Global Enforcement Fines Surge to $5.65 Billion in Q3 2023, Marking a 30% Year-to-Date Increase
Corlytics, a leading provider of regulatory risk intelligence and compliance management solutions, has released its Q3 2023 global enforcement fines report, revealing a significant surge in fines to $5.65 billion. This marks a robust 30% increase compared to the cumulative penalties in the previous two quarters ($1.5 billion and $2.27 billion, respectively).
In Q3, the majority of fines originated from US regulators, constituting over 85% of the total global fines. This brings the total global enforcement fines for 2023 to $5.65 billion. Notably, DWS Investment Management Americas, a Deutsche Bank subsidiary, faced substantial penalties of $25 million from the US Securities and Exchange Commission (SEC) for deficiencies in its Anti-Money Laundering (AML) program and misleading Environmental, Social, and Governance (ESG) claims. The SEC enforcement action has been resolved through a settlement.
Evgeny Likhoded, President at Corlytics, highlighted the challenges firms face in regulatory monitoring and compliance program effectiveness. Likhoded emphasized the need for technology to strengthen regulatory compliance and change management, envisioning a future where smart regulations are embedded into internal compliance programs, fostering a culture of compliance within organizations.
Global Regulatory Focus and UBS's Landmark Settlement
A notable recipient of fines from US regulators was UBS Group, subject to penalties from the US Department of Justice (DoJ) and the Federal Reserve Board (Fed). UBS agreed to pay $1.44 billion to settle a civil action related to misconduct in the underwriting and issuance of residential mortgage-backed securities (RMBS) dating back to 2006 and 2007. Additionally, the Fed imposed a $0.27 billion fine on UBS Group AG for misconduct by Credit Suisse, acquired by UBS in June 2023.
The SEC's continued focus on off-channel communications, such as WhatsApp, resulted in penalties issued in August and September. Regulated entities were directed to review their policies and procedures for retaining electronic communications, indicating an anticipated increase in regulatory scrutiny in this area.
Risk management deficiencies drew regulatory attention, exemplified by the UK Prudential Regulatory Authority (PRA) imposing a record fine of £87 million on Credit Suisse in July. This fine, related to risk management and governance failures linked to exposure to Archegos Capital Management, marked the first instance of the PRA establishing breaches of four PRA Fundamental Rules. This global enforcement action resulted in combined penalties of $387.5 million imposed by regulatory authorities in the UK, Switzerland (FINMA), and the US.
Data protection emerged as a significant area, with high-profile data breaches and fines for GDPR violations.

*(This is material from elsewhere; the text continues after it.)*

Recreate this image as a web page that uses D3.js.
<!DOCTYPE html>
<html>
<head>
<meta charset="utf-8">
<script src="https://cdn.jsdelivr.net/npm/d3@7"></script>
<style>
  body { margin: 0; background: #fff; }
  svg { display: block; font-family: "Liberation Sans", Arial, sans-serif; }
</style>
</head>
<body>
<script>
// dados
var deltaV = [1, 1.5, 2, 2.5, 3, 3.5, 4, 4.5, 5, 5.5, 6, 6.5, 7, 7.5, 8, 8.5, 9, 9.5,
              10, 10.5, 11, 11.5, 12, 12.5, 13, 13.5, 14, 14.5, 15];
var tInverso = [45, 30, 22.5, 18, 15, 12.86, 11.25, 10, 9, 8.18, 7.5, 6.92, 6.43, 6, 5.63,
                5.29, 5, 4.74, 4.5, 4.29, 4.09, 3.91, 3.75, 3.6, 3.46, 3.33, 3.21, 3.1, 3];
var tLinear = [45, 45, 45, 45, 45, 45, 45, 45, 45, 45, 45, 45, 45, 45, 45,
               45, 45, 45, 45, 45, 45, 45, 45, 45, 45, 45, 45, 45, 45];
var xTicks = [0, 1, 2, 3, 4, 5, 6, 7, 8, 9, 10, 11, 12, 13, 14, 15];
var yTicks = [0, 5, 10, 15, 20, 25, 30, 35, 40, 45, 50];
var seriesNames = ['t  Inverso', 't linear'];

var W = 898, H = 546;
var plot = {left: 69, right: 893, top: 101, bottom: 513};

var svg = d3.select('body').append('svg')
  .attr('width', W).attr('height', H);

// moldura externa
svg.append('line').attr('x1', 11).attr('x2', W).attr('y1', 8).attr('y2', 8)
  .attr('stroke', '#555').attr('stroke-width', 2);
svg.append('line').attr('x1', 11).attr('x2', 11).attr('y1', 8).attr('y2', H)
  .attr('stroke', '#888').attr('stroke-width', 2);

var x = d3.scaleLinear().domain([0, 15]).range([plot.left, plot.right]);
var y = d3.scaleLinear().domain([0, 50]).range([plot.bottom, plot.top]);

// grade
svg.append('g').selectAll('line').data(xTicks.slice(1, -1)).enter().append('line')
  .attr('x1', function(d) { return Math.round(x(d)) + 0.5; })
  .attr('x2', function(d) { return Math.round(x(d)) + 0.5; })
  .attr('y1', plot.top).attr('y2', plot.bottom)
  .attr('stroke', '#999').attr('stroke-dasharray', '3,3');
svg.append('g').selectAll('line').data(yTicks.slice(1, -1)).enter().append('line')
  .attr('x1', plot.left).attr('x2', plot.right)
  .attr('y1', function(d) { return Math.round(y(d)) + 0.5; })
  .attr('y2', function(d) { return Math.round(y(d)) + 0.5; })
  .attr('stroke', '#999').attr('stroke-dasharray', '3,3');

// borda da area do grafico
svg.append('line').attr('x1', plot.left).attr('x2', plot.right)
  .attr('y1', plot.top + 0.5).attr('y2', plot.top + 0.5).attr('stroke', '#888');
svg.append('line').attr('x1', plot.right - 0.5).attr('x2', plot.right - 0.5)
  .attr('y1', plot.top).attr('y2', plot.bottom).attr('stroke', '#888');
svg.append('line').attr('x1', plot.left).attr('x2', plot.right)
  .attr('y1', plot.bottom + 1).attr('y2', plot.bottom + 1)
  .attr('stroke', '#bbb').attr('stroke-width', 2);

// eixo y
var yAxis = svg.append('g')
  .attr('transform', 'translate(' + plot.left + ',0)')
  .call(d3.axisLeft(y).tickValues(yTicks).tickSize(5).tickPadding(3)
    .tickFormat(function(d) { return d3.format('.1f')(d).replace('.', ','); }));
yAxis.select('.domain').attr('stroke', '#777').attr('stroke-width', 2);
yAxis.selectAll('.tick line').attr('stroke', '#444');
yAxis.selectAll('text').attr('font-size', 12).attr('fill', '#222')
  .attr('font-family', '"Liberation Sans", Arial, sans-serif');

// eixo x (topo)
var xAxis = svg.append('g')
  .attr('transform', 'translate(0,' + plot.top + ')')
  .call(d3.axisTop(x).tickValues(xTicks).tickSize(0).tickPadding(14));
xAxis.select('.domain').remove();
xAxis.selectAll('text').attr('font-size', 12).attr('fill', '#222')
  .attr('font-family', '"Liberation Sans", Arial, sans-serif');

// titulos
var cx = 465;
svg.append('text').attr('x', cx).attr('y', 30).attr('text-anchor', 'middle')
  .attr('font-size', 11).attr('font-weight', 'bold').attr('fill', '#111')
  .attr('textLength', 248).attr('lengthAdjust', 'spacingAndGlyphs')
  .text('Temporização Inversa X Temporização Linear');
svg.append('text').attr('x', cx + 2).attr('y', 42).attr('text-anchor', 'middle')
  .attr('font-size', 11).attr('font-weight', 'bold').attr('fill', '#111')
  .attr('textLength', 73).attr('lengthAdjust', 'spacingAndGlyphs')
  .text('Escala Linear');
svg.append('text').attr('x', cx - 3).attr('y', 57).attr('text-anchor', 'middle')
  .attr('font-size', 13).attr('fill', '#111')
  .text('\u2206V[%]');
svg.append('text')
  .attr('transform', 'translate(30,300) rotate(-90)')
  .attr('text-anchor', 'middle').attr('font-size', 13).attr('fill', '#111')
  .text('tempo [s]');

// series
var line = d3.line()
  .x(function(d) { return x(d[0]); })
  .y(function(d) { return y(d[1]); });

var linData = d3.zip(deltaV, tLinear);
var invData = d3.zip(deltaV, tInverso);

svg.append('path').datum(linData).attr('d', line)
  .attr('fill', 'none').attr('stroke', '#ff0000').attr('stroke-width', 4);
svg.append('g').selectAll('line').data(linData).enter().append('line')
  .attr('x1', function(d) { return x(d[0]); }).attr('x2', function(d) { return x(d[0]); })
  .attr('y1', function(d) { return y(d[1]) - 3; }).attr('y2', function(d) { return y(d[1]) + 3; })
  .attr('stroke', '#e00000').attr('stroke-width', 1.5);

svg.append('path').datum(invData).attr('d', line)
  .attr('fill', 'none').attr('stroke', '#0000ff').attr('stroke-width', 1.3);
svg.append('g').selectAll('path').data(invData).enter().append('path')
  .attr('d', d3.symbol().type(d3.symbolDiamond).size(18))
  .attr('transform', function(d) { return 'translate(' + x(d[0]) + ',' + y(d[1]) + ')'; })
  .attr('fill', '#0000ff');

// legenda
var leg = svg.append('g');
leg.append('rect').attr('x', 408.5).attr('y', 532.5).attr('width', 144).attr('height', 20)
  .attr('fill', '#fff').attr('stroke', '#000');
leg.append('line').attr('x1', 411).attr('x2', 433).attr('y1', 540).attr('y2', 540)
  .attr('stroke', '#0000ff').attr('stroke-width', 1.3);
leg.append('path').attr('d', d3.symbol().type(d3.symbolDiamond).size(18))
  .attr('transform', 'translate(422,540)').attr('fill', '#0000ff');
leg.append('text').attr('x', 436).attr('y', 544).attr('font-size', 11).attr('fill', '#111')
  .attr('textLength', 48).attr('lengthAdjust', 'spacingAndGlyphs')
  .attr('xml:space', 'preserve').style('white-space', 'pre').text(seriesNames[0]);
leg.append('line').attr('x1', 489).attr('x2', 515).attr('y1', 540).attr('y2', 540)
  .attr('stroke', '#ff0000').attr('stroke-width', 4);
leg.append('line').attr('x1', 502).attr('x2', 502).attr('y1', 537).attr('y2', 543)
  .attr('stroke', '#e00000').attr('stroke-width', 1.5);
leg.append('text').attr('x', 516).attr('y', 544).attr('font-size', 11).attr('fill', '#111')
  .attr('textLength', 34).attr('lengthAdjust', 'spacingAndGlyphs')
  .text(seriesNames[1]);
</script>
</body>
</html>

The Irish Data Protection Commission (DPC) imposed a groundbreaking fine of over €1.2 billion on Meta in Q2 2023. This trend underscores the growing importance of compliance with data protection legislation, prompting regulatory bodies in Europe and the US to enact and enforce stringent data privacy regulations.
Financial crime and corporate governance remain the leading categories for enforcement activity, with fines for fraud, money laundering, and terrorist financing on the rise. Regulators emphasize the necessity of robust Anti-Money Laundering (AML) systems and controls to address the escalating threat and sophistication of money laundering.

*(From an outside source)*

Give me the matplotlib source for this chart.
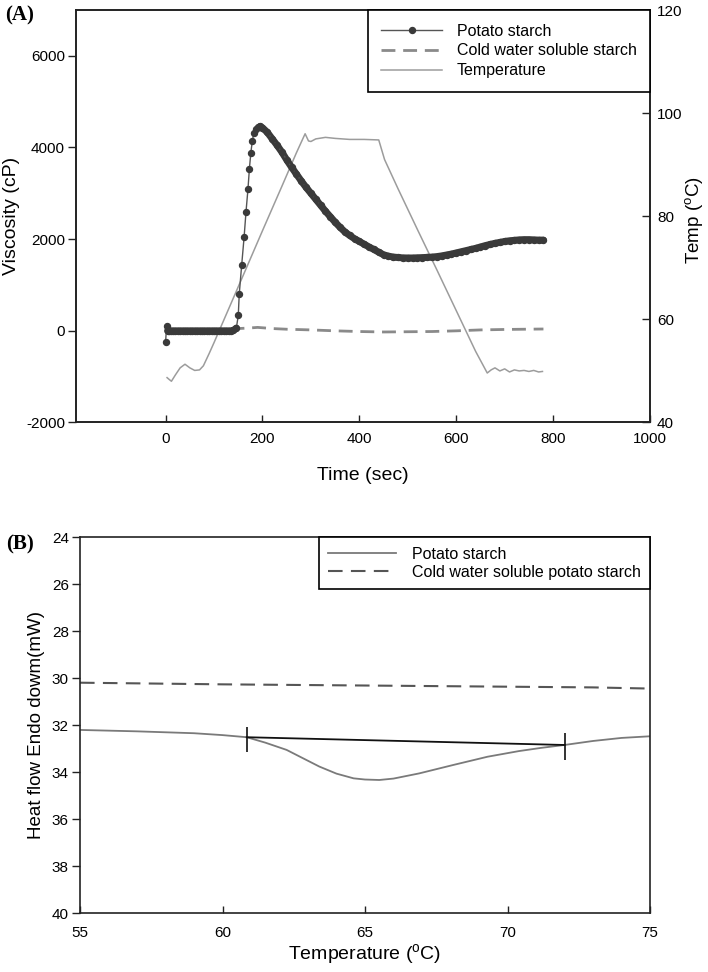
import numpy as np
import matplotlib
matplotlib.use('Agg')
import matplotlib.pyplot as plt
from matplotlib.lines import Line2D

plt.rcParams['font.family'] = ['Liberation Sans', 'DejaVu Sans']
plt.rcParams['mathtext.fontset'] = 'custom'
plt.rcParams['mathtext.rm'] = 'Liberation Sans'
plt.rcParams['axes.unicode_minus'] = False

# ---- (A) RVA: viscosity / temperature vs time ----
potato_time = [0, 2, 4, 8, 12, 16, 20, 25, 30, 35, 40, 45, 50, 55, 60, 65, 70, 75,
               80, 85, 90, 95, 100, 105, 110, 115, 120, 125, 130, 135, 140, 146,
               150, 152, 157, 162, 166, 170, 173, 176, 179, 182, 186, 190, 195,
               200, 210, 220, 230, 240, 250, 260, 270, 280, 290, 300, 310, 320,
               330, 340, 350, 360, 370, 380, 390, 400, 410, 420, 430, 440, 450,
               460, 470, 480, 490, 500, 510, 520, 530, 540, 550, 560, 570, 580,
               590, 600, 610, 620, 630, 640, 650, 660, 670, 680, 690, 700, 710,
               720, 730, 740, 750, 760, 770, 780]
potato_visc = [-240, 110, 0, 0, 0, 0, 0, 0, 0, 0, 0, 0, 0, 0, 0, 0, 0, 0,
               0, 0, 0, 0, 0, 0, 0, 0, 0, 0, 0, 0, 10, 60,
               335, 800, 1430, 2040, 2600, 3090, 3540, 3890, 4140, 4310, 4400, 4450, 4460,
               4430, 4330, 4190, 4050, 3900, 3730, 3570, 3420, 3270, 3130, 3000, 2870, 2740,
               2610, 2490, 2370, 2260, 2160, 2080, 2010, 1950, 1890, 1830, 1775, 1715, 1660,
               1630, 1610, 1600, 1592, 1590, 1590, 1594, 1598, 1603, 1610, 1620, 1635, 1655,
               1675, 1700, 1725, 1750, 1775, 1800, 1830, 1860, 1885, 1910, 1930, 1950, 1965,
               1975, 1985, 1990, 1990, 1985, 1980, 1980]

cold_time = [0, 50, 100, 150, 170, 190, 220, 250, 300, 350, 400, 450, 500, 550, 600, 650, 700, 780]
cold_visc = [0, 0, 0, 50, 60, 75, 50, 35, 20, 0, -15, -25, -20, -15, 0, 20, 30, 40]

temp_time = [3, 8, 12, 20, 30, 40, 50, 60, 70, 78, 90, 100, 130, 160, 200, 240, 270,
             288, 295, 300, 310, 330, 350, 380, 410, 440, 452, 480, 520, 560, 600, 640,
             664, 672, 680, 690, 700, 710, 720, 730, 740, 750, 760, 770, 778]
temp_val = [48.7, 48.3, 48.0, 49.2, 50.6, 51.3, 50.6, 50.1, 50.2, 51.0, 53.4, 55.5, 62.0,
            68.5, 77.2, 85.8, 92.3, 96.0, 94.6, 94.5, 95.0, 95.3, 95.1, 94.9, 94.9, 94.8,
            91.0, 85.3, 77.4, 69.6, 61.7, 53.8, 49.6, 50.2, 50.6, 50.0, 50.4, 49.8, 50.2,
            50.0, 50.1, 49.9, 50.1, 49.8, 49.9]

# ---- (B) DSC: heat flow vs temperature ----
dsc_temp = [55, 57, 59, 60, 60.85, 61.5, 62.25, 62.8, 63.4, 64.0, 64.6, 65.0, 65.5,
            66.0, 66.9, 68.1, 69.3, 70.4, 71.2, 72.0, 73, 74, 75]
dsc_potato = [32.21, 32.27, 32.35, 32.43, 32.52, 32.75, 33.06, 33.4, 33.77, 34.07, 34.27,
              34.32, 34.34, 34.28, 34.06, 33.70, 33.35, 33.11, 32.97, 32.85, 32.68, 32.55, 32.48]
dsc_cold_temp = [55, 60, 65, 70, 73, 75]
dsc_cold = [30.2, 30.27, 30.32, 30.37, 30.4, 30.45]
base_temp = [60.85, 72.0]
base_heat = [32.52, 32.85]
base_tick_lo = [32.08, 32.35]
base_tick_hi = [33.17, 33.49]

W, H = 708, 972
fig = plt.figure(figsize=(W / 100, H / 100), dpi=100)

spine_c = '#222222'
dot_c = '#3a3a3a'


def style_spines(ax):
    for s in ax.spines.values():
        s.set_color(spine_c)
        s.set_linewidth(1.2)


# top panel
ax1 = fig.add_axes([76 / W, 1 - 422.5 / H, (650 - 76) / W, (422.5 - 10) / H])
ax2 = ax1.twinx()
ax1.set_zorder(ax2.get_zorder() + 1)
ax1.patch.set_visible(False)

ax2.plot(temp_time, temp_val, color='#9c9c9c', lw=1.1)
ax1.plot(cold_time, cold_visc, color='#8a8a8a', lw=2.0, dashes=(5, 2.8))

# dense runs of markers in the original merge into a solid band
pt = np.array(potato_time)
pv = np.array(potato_visc)
flat = (pt >= 4) & (pt <= 146)
after = pt >= 195
ax1.plot(pt[flat], pv[flat], color=dot_c, lw=5, solid_capstyle='round')
ax1.plot(pt[after], pv[after], color=dot_c, lw=5, solid_capstyle='round')
ax1.plot(pt, pv, color='#555555', lw=1.0, marker='o', ms=4.3, mfc=dot_c, mec=dot_c)

ax1.set_xlim(-185, 1000)
ax1.set_ylim(-2000, 7000)
ax2.set_ylim(40, 120)
ax1.set_xticks(range(0, 1001, 200))
ax1.set_yticks(range(-2000, 6001, 2000))
ax2.set_yticks(range(40, 121, 20))

ax1.tick_params(axis='y', direction='out', length=6, width=1, labelsize=11, pad=2, colors=spine_c, labelcolor='black')
ax1.tick_params(axis='x', direction='in', length=5, width=1, labelsize=11, pad=7, colors=spine_c, labelcolor='black')
ax2.tick_params(axis='y', direction='in', length=6, width=1, labelsize=11, pad=5, colors=spine_c, labelcolor='black')
style_spines(ax1)
style_spines(ax2)

ax1.set_xlabel('Time (sec)', fontsize=14)
ax1.set_ylabel('Viscosity (cP)', fontsize=14)
ax2.set_ylabel(r'Temp ($^{\mathrm{o}}$C)', fontsize=13.5)
ax1.xaxis.set_label_coords(0.5, -0.108)
ax1.yaxis.set_label_coords(-0.098, 0.5)
ax2.yaxis.set_label_coords(1.058, 0.49)

handles_a = [
    Line2D([], [], color='#555555', lw=1.0, marker='o', ms=4.3, mfc=dot_c, mec=dot_c),
    Line2D([], [], color='#8a8a8a', lw=2.0, dashes=(5, 2.8)),
    Line2D([], [], color='#9c9c9c', lw=1.1),
]
leg = ax1.legend(handles_a, ['Potato starch', 'Cold water soluble starch', 'Temperature'],
                 loc='upper right', bbox_to_anchor=(1, 1), borderaxespad=0, fontsize=11.5,
                 frameon=True, fancybox=False, framealpha=1, edgecolor='black',
                 handlelength=3.8, handletextpad=0.9, labelspacing=0.3, borderpad=0.85,
                 numpoints=1)
leg.get_frame().set_linewidth(1.2)

# bottom panel
ax3 = fig.add_axes([80 / W, 1 - 913 / H, (650 - 80) / W, (913 - 537) / H])
ax3.plot(dsc_temp, dsc_potato, color='#7a7a7a', lw=1.3)
ax3.plot(dsc_cold_temp, dsc_cold, color='#555555', lw=1.5, dashes=(7, 4))
ax3.plot(base_temp, base_heat, color='#111111', lw=1.3)
ax3.vlines(base_temp, base_tick_lo, base_tick_hi, color='#111111', lw=1.2)

ax3.set_xlim(55, 75)
ax3.set_ylim(40, 24)
ax3.set_xticks(range(55, 76, 5))
ax3.set_yticks(range(24, 41, 2))
ax3.tick_params(axis='y', direction='out', length=6, width=1, labelsize=11, pad=2, colors=spine_c, labelcolor='black')
ax3.tick_params(axis='x', direction='in', length=5, width=1, labelsize=11, pad=9, colors=spine_c, labelcolor='black')
style_spines(ax3)
ax3.set_xlabel(r'Temperature ($^{\mathrm{o}}$C)', fontsize=14)
ax3.set_ylabel('Heat flow Endo dowm(mW)', fontsize=13.5)
ax3.xaxis.set_label_coords(0.5, -0.078)
ax3.yaxis.set_label_coords(-0.061, 0.5)

handles_b = [
    Line2D([], [], color='#7a7a7a', lw=1.3),
    Line2D([], [], color='#555555', lw=1.5, dashes=(7, 4)),
]
leg2 = ax3.legend(handles_b, ['Potato starch', 'Cold water soluble potato starch'],
                  loc='upper right', bbox_to_anchor=(1, 1), borderaxespad=0, fontsize=11.5,
                  frameon=True, fancybox=False, framealpha=1, edgecolor='black',
                  handlelength=4.2, handletextpad=1.0, labelspacing=0.2, borderpad=0.6)
leg2.get_frame().set_linewidth(1.2)

fig.text(5 / W, 1 - 15 / H, '(A)', fontsize=15, fontweight='bold',
         family=['Liberation Serif', 'DejaVu Serif'], va='center', ha='left')
fig.text(6 / W, 1 - 544 / H, '(B)', fontsize=15, fontweight='bold',
         family=['Liberation Serif', 'DejaVu Serif'], va='center', ha='left')

fig.savefig('out.png', dpi=100)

In the UK, a broker affiliate of Archer Daniels Midland faced a £6.5 million fine from the Financial Conduct Authority (FCA) for failing to timely address deficiencies in AML systems and controls.

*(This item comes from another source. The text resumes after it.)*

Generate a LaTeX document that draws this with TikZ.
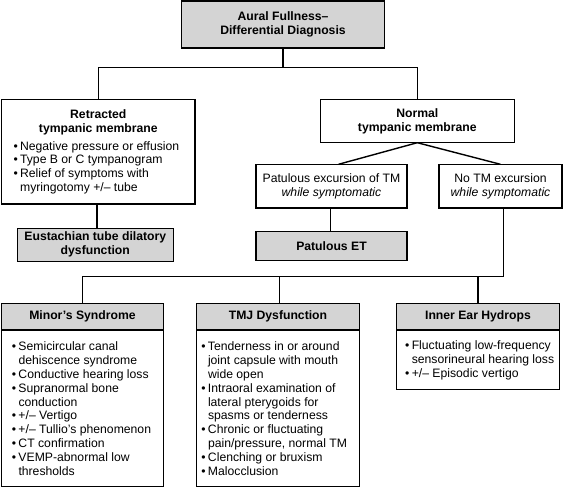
\documentclass[tikz,border=0pt]{standalone}
\usepackage{fontspec}
\setmainfont{Liberation Sans}
\definecolor{boxgray}{RGB}{212,212,212}
\newcommand{\bul}{\makebox[6.6pt][l]{\textbullet}}
\newcommand{\ind}{\hspace*{6.6pt}}
\newcommand{\plainfont}{\fontsize{12.2}{14}\selectfont}
\newcommand{\boldfont}{\fontsize{12.2}{14}\selectfont\bfseries}
\begin{document}
\begin{tikzpicture}[x=1pt,y=-1pt,
  box/.style={draw=black, line width=1.5pt, inner sep=0pt, outer sep=0pt,
    anchor=north west, align=center, font=\plainfont},
  graybox/.style={box, fill=boxgray},
  boldtext/.style={font=\boldfont},
  blist/.style={inner sep=0pt, anchor=west, align=left,
    font=\fontsize{12.2}{13.8}\selectfont},
  conn/.style={draw=black, line width=1.4pt}]
\useasboundingbox (0,0) rectangle (563,488);

% top
\node[graybox, boldtext, minimum width=202.6pt, minimum height=47pt] (top) at (181.7,0.8)
  {Aural Fullness--\\Differential Diagnosis};

% retracted
\node[box, minimum width=193.3pt, minimum height=104.7pt] (retr) at (1.7,99.3) {};
\node[boldtext, align=center, inner sep=0pt] (retrt) at (98.3,122.3)
  {Retracted\\tympanic membrane};
\node[blist] (retrb) at (13.3,167.7)
  {\bul Negative pressure or effusion\\
   \bul Type B or C tympanogram\\
   \bul Relief of symptoms with\\
   \ind myringotomy +/-- tube};

% normal
\node[box, boldtext, minimum width=194pt, minimum height=43.4pt] (norm) at (320.3,99.3)
  {Normal\\tympanic membrane};
\node[box, minimum width=151pt, minimum height=43.7pt] (patex) at (256,164.3)
  {Patulous excursion of TM\\\textit{while symptomatic}};
\node[box, minimum width=123pt, minimum height=43.7pt] (notm) at (439,164.3)
  {No TM excursion\\\textit{while symptomatic}};

% gray results
\node[graybox, boldtext, minimum width=156pt, minimum height=33pt] (eust) at (17.3,228.3)
  {Eustachian tube dilatory\\dysfunction};
\node[graybox, boldtext, minimum width=151pt, minimum height=29pt] (patet) at (256,231.7)
  {Patulous ET};

% bottom boxes: bodies
\node[box, minimum width=161.6pt, minimum height=156.7pt] (minorb) at (1.7,330) {};
\node[box, minimum width=162.6pt, minimum height=156.7pt] (tmjb) at (196.7,330) {};
\node[box, minimum width=162.6pt, minimum height=59.7pt] (innerb) at (396.7,330) {};
% headers
\node[graybox, boldtext, minimum width=161.6pt, minimum height=26.7pt] (minorh) at (1.7,303.3)
  {Minor's Syndrome};
\node[graybox, boldtext, minimum width=162.6pt, minimum height=26.7pt] (tmjh) at (196.7,303.3)
  {TMJ Dysfunction};
\node[graybox, boldtext, minimum width=162.6pt, minimum height=26.7pt] (innerh) at (396.7,303.3)
  {Inner Ear Hydrops};

% bullet texts
\node[blist] (minorl) at (11.7,408.7)
  {\bul Semicircular canal\\
   \ind dehiscence syndrome\\
   \bul Conductive hearing loss\\
   \bul Supranormal bone\\
   \ind conduction\\
   \bul +/-- Vertigo\\
   \bul +/-- Tullio's phenomenon\\
   \bul CT confirmation\\
   \bul VEMP-abnormal low\\
   \ind thresholds};
\node[blist] (tmjl) at (201.2,408.7)
  {\bul Tenderness in or around\\
   \ind joint capsule with mouth\\
   \ind wide open\\
   \bul Intraoral examination of\\
   \ind lateral pterygoids for\\
   \ind spasms or tenderness\\
   \bul Chronic or fluctuating\\
   \ind pain/pressure, normal TM\\
   \bul Clenching or bruxism\\
   \bul Malocclusion};
\node[blist] (innerl) at (405,360.6)
  {\bul Fluctuating low-frequency\\
   \ind sensorineural hearing loss\\
   \bul +/-- Episodic vertigo};

% connectors
\coordinate (bus1) at (0,67.7);
\coordinate (bus2) at (0,276.3);
\draw[conn] (top.south) -- (top.south |- bus1);
\draw[conn] (retr.north) |- (norm.north |- bus1) -- (norm.north);
\draw[conn] ([xshift=-1.5pt]retr.south) -- ([xshift=-1.5pt]retr.south |- eust.north);
\draw[conn] (norm.south) -- ([xshift=7pt]patex.north);
\draw[conn] (norm.south) -- (notm.north);
\draw[conn] ([xshift=-1pt]patex.south) -- ([xshift=-1pt]patex.south |- patet.north);
\draw[conn] ([xshift=3pt]notm.south) |- (minorh.north |- bus2) -- (minorh.north);
\draw[conn] ([xshift=1.5pt]tmjh.north |- bus2) -- ([xshift=1.5pt]tmjh.north);
\draw[conn] (innerh.north |- bus2) -- (innerh.north);
\end{tikzpicture}
\end{document}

Failures in culture, conduct, and ethics have also attracted fines, with the US Consumer Protection Financial Bureau (CFPB) imposing a $140 million fine on Bank of America in Q3 for violations of conduct of business rules. The Office of the Comptroller of the Currency (OCC) additionally fined Bank of America, N.A. $60 million for violations related to the practice of assessing multiple overdraft and insufficient funds fees against customers for a single transaction.
While conduct may not be at the top of the enforcement table, regulatory authorities have increasingly shifted their focus to conduct and ethics in recent years. Regulators are developing tools and frameworks to assess and improve conduct and ethics, responding to a rising demand for consumer protection and rights. This trend, coupled with a heightened emphasis on internal ethics and behavior, reflects a broader industry acknowledgment of the impact of these factors on consumer services.